Tickets were snapped up in record time, with the initial 43,356 allocation purchased almost instantly. After an additional 6,000 tickets were put on sale, more than 21,000 fans were sitting at their laptops in an online queue.
Davies has been taken aback by Birmingham’s size and potential. Last month he bumped into a number of fans at Faro airport as he returned from a short break. “Big clubs are big, powerful machines, and we’re starting to get a bit of momentum now,” he says.
“If you’re a Birmingham City fan, it’s a great time. All the clubs in the country are desperate for good owners that have got commitment, a plan and ambition and are willing to back it.
“So many Blues fans come up to me and speak to me if I’m ever out and about, and it means a lot to them. You want the fans to be proud of their club.”
Davies’s first experience of the hot seat has proved an exhilarating ride.
After an arthritic foot condition ended his playing career at the age of 19, he has devoted his life to coaching. First emerging in the public eye as assistant to Brendan Rodgers at Swansea 15 years ago, he followed him to Liverpool, Celtic and Leicester City.
Last season he was working with Ange Postecoglou at Tottenham. Yet the ambition to become a manager has burned for years.
After an exhaustive process in which Knighthead interviewed more than 40 candidates, Davies emerged as the clear choice. This season he has emphatically delivered.
“It took me 20 years to get the Birmingham job from when I started my coaching career,” he says. “I was always confident and believed that I could do it, but I feel more comfortable as a manager than I did as an assistant.
“I find the responsibility and decision-making easier. I was more stressed being an assistant.
“The only way I can describe it is like when you’re playing doubles at tennis and you don’t want to mess up for your partner. As a No 1, like singles tennis, you just go for it.”

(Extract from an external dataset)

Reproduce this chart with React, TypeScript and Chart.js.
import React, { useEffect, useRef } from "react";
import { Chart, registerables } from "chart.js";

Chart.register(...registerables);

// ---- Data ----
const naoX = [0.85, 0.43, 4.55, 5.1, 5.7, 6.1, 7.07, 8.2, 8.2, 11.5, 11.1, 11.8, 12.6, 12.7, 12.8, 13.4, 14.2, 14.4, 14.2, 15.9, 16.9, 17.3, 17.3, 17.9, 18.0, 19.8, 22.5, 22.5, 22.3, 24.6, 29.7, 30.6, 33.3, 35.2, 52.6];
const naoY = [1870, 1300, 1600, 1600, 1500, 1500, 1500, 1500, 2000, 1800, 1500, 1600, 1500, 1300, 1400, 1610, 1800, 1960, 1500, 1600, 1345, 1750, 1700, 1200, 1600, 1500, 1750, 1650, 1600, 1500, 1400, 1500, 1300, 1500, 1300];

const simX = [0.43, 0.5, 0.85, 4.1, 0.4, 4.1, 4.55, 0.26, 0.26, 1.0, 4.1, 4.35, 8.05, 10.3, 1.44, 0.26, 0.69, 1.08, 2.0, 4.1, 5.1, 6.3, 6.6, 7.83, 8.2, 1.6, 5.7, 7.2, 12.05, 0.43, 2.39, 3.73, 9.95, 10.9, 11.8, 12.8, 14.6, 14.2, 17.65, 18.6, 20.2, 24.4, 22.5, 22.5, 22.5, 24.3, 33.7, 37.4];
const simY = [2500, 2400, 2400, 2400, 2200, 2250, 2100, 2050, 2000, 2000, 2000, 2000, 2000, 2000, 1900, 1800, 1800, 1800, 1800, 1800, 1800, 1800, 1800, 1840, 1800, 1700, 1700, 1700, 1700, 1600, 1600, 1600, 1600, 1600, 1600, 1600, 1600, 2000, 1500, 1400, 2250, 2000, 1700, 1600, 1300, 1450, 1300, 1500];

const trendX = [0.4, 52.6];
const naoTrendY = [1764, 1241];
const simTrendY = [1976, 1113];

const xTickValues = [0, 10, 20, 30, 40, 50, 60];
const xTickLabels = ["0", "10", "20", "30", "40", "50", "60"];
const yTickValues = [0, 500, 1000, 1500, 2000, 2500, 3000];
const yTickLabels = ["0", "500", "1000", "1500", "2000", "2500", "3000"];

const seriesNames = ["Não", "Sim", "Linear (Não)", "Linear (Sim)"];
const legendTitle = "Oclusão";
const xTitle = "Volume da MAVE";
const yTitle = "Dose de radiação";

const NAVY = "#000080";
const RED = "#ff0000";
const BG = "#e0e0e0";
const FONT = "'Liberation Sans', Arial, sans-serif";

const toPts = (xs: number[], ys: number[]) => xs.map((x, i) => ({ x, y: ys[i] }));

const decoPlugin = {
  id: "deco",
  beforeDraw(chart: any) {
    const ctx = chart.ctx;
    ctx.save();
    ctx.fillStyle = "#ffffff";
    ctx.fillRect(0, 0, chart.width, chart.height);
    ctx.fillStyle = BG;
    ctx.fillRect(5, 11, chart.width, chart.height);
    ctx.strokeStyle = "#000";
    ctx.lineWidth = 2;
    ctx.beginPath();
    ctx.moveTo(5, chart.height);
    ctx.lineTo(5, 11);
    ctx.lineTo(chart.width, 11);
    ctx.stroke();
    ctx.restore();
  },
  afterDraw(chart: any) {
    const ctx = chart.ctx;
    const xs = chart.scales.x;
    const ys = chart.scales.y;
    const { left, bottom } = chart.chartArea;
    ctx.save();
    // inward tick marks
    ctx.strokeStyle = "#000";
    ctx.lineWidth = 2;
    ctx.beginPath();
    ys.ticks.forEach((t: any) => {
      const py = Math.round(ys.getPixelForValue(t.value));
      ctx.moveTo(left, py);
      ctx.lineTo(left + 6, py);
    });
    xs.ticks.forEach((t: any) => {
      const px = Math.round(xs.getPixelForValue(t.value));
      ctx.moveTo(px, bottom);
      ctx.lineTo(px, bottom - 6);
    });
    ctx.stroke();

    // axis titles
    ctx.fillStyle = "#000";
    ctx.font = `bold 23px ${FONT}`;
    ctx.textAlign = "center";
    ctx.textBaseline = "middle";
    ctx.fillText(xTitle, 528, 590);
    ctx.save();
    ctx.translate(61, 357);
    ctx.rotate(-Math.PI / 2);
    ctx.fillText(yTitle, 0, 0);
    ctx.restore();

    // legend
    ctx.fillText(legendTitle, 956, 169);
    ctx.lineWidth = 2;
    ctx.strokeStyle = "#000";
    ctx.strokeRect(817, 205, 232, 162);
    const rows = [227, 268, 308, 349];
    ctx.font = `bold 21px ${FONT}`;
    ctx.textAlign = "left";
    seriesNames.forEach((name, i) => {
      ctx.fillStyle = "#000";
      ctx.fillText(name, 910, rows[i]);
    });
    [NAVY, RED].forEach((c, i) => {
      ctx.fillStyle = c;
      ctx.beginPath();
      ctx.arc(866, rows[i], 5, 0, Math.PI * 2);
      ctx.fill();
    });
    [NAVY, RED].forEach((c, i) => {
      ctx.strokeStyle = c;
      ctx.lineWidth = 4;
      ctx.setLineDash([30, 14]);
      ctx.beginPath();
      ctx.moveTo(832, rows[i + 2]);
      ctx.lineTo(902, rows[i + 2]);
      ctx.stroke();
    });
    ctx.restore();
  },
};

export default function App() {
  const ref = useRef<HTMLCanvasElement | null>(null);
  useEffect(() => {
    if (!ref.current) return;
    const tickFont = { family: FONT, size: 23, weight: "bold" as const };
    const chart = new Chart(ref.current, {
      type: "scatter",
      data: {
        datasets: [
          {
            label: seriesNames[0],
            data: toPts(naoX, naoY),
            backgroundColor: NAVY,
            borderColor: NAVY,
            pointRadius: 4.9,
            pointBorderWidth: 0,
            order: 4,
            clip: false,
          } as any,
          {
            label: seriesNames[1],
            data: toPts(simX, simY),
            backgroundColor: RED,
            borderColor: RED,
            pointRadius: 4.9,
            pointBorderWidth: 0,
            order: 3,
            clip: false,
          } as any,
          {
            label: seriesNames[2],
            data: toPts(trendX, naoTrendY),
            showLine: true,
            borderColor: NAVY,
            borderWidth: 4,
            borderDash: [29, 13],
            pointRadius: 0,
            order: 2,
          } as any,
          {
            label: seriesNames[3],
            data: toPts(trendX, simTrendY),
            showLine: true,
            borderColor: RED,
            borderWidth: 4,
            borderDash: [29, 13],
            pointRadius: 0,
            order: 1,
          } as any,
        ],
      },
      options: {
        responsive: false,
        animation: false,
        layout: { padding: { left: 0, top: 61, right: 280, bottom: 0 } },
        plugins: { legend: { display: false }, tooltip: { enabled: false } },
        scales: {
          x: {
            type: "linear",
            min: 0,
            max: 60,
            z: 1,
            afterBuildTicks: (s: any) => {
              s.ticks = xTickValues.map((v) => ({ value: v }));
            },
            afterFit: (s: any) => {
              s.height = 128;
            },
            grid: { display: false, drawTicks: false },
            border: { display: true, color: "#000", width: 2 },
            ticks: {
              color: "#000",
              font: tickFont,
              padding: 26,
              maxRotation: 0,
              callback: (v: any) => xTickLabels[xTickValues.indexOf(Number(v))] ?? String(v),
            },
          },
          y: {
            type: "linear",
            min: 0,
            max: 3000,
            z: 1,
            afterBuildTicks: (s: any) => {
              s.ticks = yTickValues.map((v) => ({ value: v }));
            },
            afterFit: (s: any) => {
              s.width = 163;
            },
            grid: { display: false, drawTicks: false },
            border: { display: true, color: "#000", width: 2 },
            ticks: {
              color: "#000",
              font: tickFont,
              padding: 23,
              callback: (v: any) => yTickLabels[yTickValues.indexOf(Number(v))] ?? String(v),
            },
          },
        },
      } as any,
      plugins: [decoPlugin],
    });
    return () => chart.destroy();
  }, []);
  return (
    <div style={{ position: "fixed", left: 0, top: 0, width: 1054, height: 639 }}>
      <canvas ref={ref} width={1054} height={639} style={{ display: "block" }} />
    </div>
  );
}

To fully appreciate Davies’s impact, Birmingham’s season has to be put into some context: before his arrival the club were fighting relegation almost annually and mired in crisis under unpopular owners Birmingham Sports Holdings Limited. The takeover by Knighthead in July 2023 sparked the turnaround and relegation last season has proved a temporary blip.
Earlier this month, Davies’s team registered 37 wins in a season for the first time in their history. Recent statistics revealed that Birmingham have had more possession than any team in England’s top four leagues. They have also come out on top for pressing the ball quicker.

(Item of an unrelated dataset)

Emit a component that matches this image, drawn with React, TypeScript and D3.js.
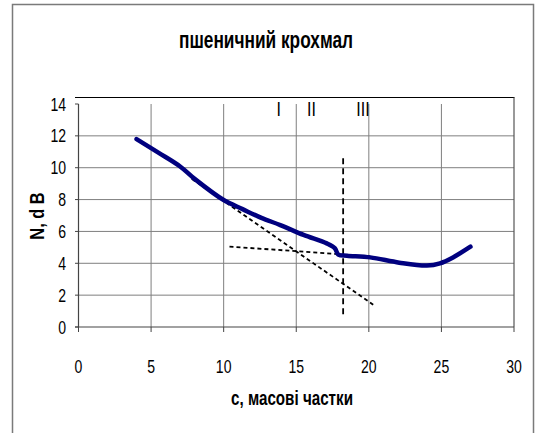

A process-driven coach, Davies has a clear philosophy that has proved popular with the players. “It’s what I know best, it’s how I’ve coached and what I believe in,” he says. “I certainly don’t do it for anything other than results, because I’ve got no interest in styles.
“I want the team to be dominant and ultimately that comes down to having more possession, more territory and more chances than the opposition.”
‘We have a target on our back’
Perhaps unfairly, there is a sense amongst many of Birmingham’s rivals that promotion should be the bare minimum. It is argued that with Knighthead’s backing on transfers and wages, and one of the best squads ever to play in the division, anything less than a top-two finish would be a failure.
Those theories only diminish Davies’s achievements up to now. “When you’re the team everyone wants to beat, it’s not easy,” he says. “We go to stadiums they can’t fill, we turn up and it’s full. Teams do tend to raise their games against us. We have got a target on our back but I’m comfortable with that.
“Pressure is a privilege because in football if you’ve got pressure, especially at this end of the table, then it means you’re at a good club that’s trying to do something. We have to embrace that.”
While Knighthead’s financial backing cannot be overestimated, recruitment still has to be shrewd. Birmingham have had a number of success stories this season.
Jay Stansfield is the obvious standout, signing from Fulham for a league-record fee of more than £10 million. The England Under-21 international has 23 goals in all competitions so far this season.
Other astute buys have been Austrian centre-back Christoph Klarer (£2.5 million from Darmstadt 98) and Japanese midfielder Tomoki Iwata (£2 million from Celtic). The trio are, quite simply, too good for League One but the remit was always to sign players who would be equally comfortable in the Championship.
That ambition is driven by Knighthead, with chairman Tom Wagner and, of course, Brady driving standards daily. Since relegation, Knighthead have invested £15 million on infrastructure improvements alone.
Brady, a record seven-time Super Bowl winner, is in regular contact with Davies from his base in the United States.
“It’s like having a world-class consultant, one of the greats, that I can speak to at any time,” says Davies. “I’ve worked with some top players at Liverpool and Spurs and Tom befits their very similar mentality. There is an unrelenting drive and passion for excellence.”
Brady will be present at Wembley this weekend, before the focus returns to Birmingham clinching the title.
A number of records remain in sight: Wolves’ 103 points in 2013-14 is the best in the third tier, while Reading’s total of 106 from 2005-06 has never been beaten in the Football League.
“To take a job like this, get a team promoted and get to Wembley in my first season means the world to me,” says Davies. “It makes me appreciate the journey I’ve been on and it’s a dream come true.”